Bonnie Nardi - Interests

Interests

Her interests are in the areas of Human-Computer Interaction, Computer supported cooperative work, more specifically in activity theory, computer-mediated communication, and interaction design. Prof. Nardi has researched CSCW applications and blogging, and has more recently pioneered the study of World of Warcraft in HCI. She has studied the use of technology in offices, hospitals, schools, libraries and laboratories.

She is widely known among librarians - especially research, reference and digital librarians - for Chapter 7 of Information Ecologies, which focused on librarians as keystone species in information ecologies. Nardi's book inspired the title of a UK conference Information Ecologies: the impact of new information 'species' hosted, inter alia, by the UK Office of Library Networking, now known by its acronym UKOLN, and led to a keynote address by Nardi at a 1998 Library of Congress Institute on Reference Service in a Digital Age. She had written Information Ecologies while a researcher at ATT Labs Research.
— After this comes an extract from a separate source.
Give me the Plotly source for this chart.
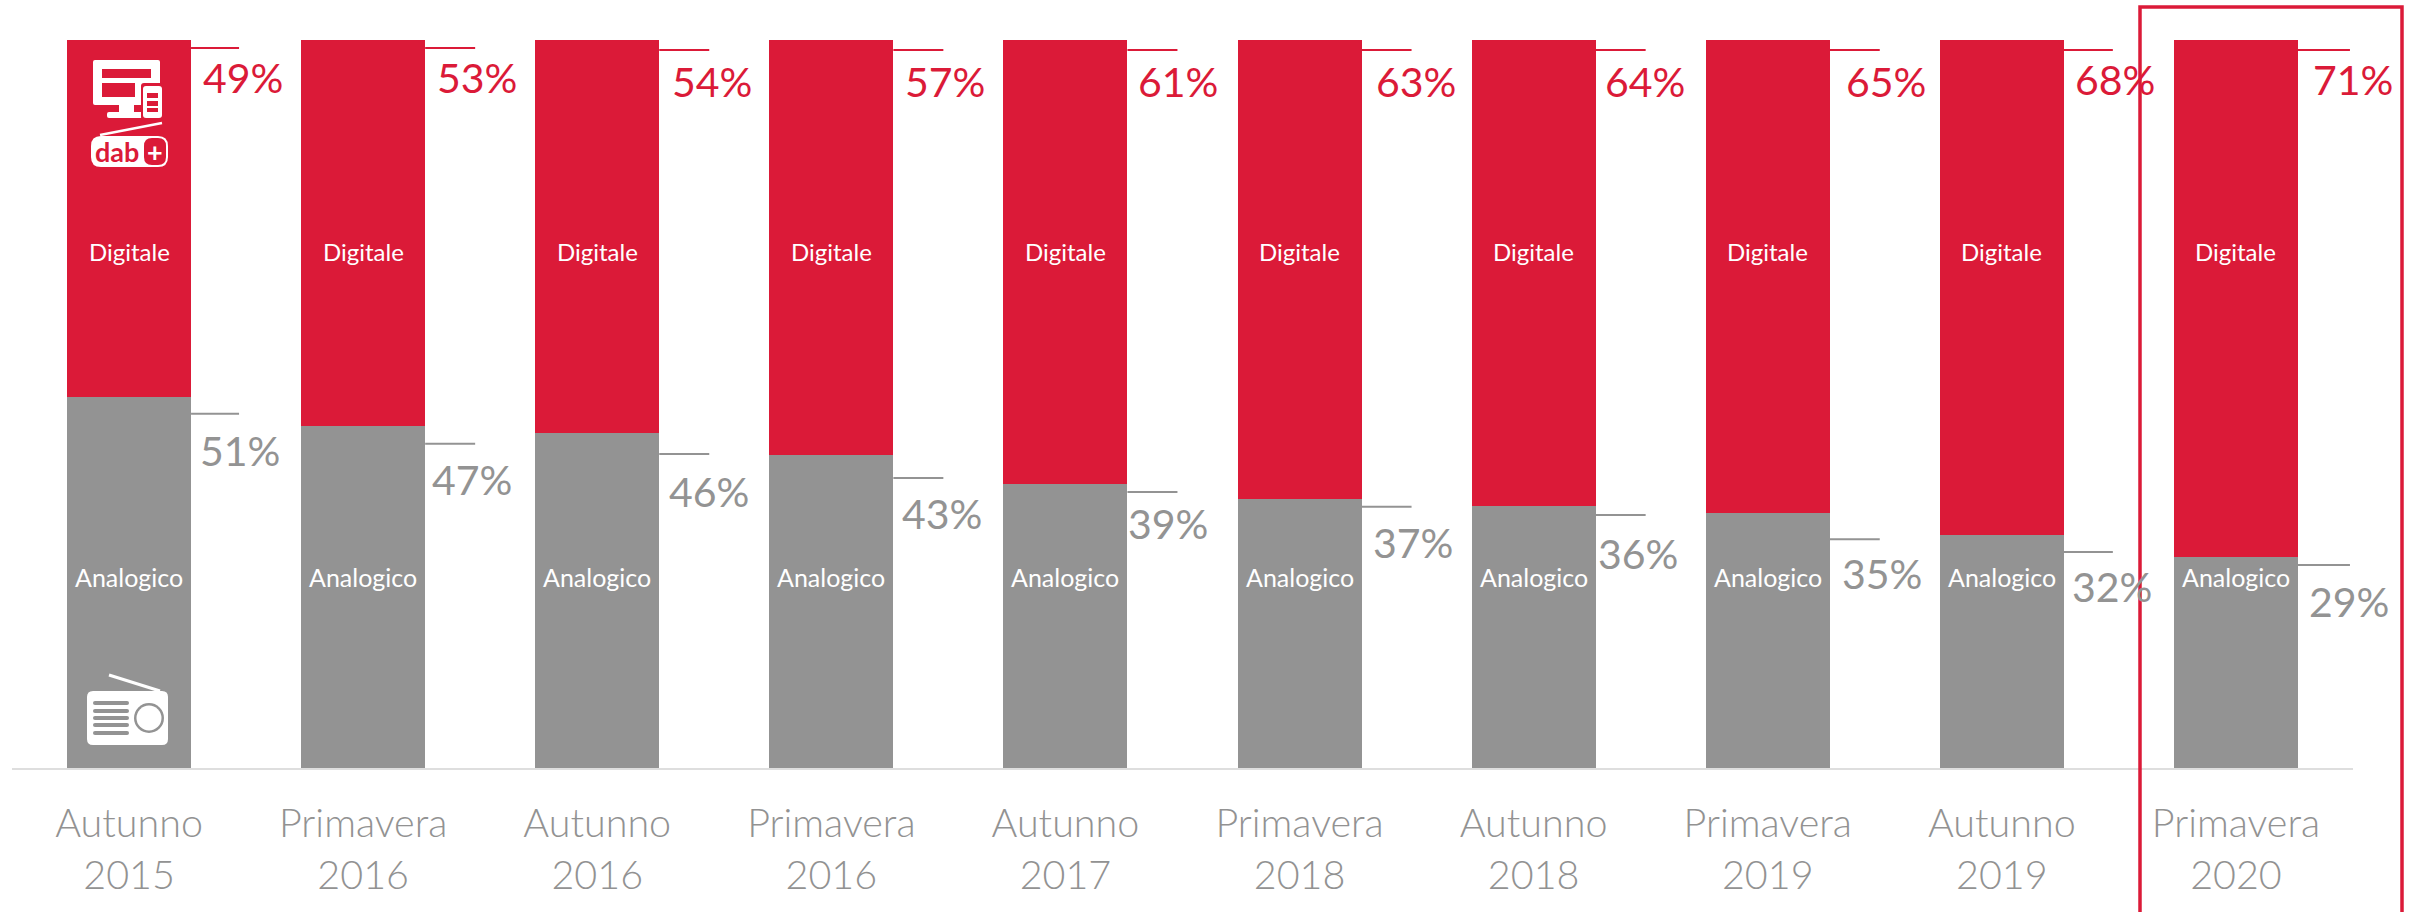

Nardi's self-described theoretical orientation is "activity theory", a philosophical framework developed by the Russian psychologists Vygotsky, Luria, Leont'ev, and their students. "My interests are user interface design, collaborative work, computer-mediated communication, and theoretical approaches to technology design and evaluation." She is currently conducting an ethnographic study of World of Warcraft.